Requirements: Each line that holds the word "this" is to be identified and copied.

----------

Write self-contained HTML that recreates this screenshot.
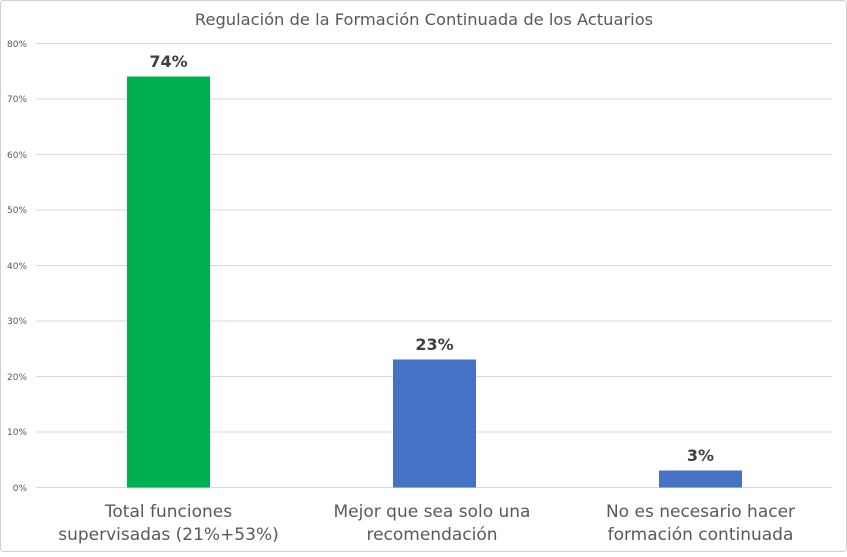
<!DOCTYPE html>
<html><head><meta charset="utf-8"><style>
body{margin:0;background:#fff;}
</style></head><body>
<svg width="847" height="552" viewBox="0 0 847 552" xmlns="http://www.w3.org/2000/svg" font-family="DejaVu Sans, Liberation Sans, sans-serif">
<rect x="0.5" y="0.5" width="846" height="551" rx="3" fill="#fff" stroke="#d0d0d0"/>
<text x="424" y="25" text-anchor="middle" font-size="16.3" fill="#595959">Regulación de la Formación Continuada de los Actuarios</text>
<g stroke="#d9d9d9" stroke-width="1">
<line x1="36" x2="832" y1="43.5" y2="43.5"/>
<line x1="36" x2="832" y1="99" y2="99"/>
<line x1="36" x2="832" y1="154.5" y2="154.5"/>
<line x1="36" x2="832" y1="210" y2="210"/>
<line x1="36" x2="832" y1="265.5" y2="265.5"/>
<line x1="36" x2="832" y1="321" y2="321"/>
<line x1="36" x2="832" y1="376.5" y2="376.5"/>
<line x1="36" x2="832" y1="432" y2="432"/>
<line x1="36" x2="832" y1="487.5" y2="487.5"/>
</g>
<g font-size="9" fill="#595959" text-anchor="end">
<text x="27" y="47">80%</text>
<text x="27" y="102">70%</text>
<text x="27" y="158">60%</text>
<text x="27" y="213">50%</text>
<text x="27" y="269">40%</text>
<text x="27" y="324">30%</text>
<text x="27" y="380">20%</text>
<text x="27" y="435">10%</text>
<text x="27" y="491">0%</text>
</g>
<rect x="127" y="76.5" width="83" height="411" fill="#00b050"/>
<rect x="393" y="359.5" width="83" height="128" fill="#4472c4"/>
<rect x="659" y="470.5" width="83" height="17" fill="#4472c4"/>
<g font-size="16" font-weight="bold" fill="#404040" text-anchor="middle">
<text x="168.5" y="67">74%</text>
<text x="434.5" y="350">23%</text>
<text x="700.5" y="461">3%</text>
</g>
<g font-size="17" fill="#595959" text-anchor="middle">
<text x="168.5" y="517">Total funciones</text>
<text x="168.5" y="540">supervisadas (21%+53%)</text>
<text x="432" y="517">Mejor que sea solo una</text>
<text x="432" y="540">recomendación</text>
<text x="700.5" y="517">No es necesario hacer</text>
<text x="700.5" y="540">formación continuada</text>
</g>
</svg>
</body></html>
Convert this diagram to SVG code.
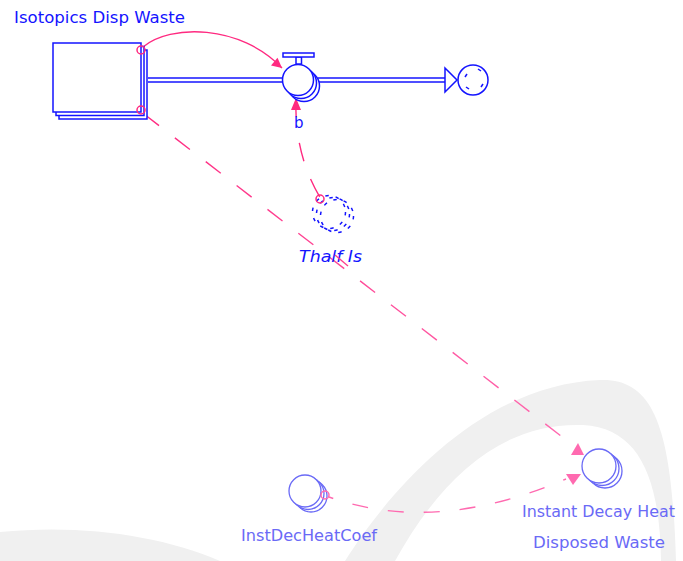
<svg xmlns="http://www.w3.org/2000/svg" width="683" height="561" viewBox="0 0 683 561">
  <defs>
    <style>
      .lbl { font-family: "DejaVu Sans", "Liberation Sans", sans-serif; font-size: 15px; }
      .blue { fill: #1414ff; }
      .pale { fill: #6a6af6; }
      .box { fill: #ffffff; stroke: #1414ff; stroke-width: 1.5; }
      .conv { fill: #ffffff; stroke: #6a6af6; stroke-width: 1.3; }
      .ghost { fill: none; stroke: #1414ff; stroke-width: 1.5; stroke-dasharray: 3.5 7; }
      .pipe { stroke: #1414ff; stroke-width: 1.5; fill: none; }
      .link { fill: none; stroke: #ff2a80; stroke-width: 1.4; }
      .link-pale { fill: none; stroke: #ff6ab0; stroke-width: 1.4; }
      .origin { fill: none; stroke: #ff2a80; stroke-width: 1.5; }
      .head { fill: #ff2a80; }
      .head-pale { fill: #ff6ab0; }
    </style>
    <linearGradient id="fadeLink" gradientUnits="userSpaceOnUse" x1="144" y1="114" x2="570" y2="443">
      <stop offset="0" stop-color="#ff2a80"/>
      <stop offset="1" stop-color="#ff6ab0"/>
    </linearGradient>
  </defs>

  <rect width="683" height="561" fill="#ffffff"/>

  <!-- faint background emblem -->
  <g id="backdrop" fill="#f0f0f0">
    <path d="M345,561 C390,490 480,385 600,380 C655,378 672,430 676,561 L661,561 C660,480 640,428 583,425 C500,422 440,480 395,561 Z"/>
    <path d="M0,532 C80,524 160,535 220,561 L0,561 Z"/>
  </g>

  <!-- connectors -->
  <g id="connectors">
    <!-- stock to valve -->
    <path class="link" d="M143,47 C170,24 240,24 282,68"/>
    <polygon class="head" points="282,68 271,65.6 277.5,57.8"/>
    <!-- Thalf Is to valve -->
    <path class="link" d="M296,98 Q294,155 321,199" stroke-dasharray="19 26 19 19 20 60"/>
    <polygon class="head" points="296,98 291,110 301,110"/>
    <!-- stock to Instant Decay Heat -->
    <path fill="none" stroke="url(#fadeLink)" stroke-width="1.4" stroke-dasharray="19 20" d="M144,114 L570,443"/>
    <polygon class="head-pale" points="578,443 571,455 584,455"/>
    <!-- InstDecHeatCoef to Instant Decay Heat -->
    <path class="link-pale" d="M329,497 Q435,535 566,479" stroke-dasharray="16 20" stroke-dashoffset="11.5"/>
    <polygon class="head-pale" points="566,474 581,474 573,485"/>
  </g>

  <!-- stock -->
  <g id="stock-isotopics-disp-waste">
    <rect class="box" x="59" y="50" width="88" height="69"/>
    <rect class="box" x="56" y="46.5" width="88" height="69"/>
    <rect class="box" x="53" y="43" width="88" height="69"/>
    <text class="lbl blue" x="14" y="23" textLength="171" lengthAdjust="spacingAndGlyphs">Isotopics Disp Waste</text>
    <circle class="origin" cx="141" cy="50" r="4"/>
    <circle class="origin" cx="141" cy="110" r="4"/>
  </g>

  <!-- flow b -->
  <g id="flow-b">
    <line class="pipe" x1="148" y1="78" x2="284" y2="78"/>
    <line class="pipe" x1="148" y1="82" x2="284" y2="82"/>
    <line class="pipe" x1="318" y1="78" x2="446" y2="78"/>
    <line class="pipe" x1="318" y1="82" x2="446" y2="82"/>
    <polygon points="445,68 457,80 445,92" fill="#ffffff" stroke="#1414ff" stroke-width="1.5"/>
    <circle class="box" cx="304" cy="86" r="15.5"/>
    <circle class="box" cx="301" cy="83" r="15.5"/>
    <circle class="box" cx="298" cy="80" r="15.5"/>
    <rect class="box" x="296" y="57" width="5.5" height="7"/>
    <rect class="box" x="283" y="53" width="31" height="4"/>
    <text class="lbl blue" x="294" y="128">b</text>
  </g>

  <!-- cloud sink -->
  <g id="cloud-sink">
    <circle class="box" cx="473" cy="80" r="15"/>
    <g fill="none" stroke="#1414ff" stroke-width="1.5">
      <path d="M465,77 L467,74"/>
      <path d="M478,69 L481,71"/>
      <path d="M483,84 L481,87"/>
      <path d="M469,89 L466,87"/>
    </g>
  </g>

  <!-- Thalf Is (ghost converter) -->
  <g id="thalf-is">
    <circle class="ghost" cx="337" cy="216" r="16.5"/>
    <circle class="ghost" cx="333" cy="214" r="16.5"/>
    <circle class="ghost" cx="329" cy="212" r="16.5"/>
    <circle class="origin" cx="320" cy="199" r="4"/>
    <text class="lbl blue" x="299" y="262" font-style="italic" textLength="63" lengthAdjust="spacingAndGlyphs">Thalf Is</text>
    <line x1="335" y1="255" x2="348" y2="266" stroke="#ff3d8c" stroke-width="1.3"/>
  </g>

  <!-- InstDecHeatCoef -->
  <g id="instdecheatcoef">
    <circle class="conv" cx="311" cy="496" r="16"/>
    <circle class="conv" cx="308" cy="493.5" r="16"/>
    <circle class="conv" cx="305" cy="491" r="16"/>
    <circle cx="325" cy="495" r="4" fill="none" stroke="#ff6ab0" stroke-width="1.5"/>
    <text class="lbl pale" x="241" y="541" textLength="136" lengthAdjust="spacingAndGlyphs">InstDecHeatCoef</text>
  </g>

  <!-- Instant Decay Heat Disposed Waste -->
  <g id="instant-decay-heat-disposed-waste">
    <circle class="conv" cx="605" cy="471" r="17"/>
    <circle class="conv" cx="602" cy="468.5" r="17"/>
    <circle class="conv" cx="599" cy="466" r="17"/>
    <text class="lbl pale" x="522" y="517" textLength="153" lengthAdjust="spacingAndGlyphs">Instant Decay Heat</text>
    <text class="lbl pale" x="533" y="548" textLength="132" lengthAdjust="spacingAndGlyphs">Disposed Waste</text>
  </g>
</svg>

----------

Written solution:
Write self-contained HTML that recreates this screenshot.
Convert this diagram to SVG code.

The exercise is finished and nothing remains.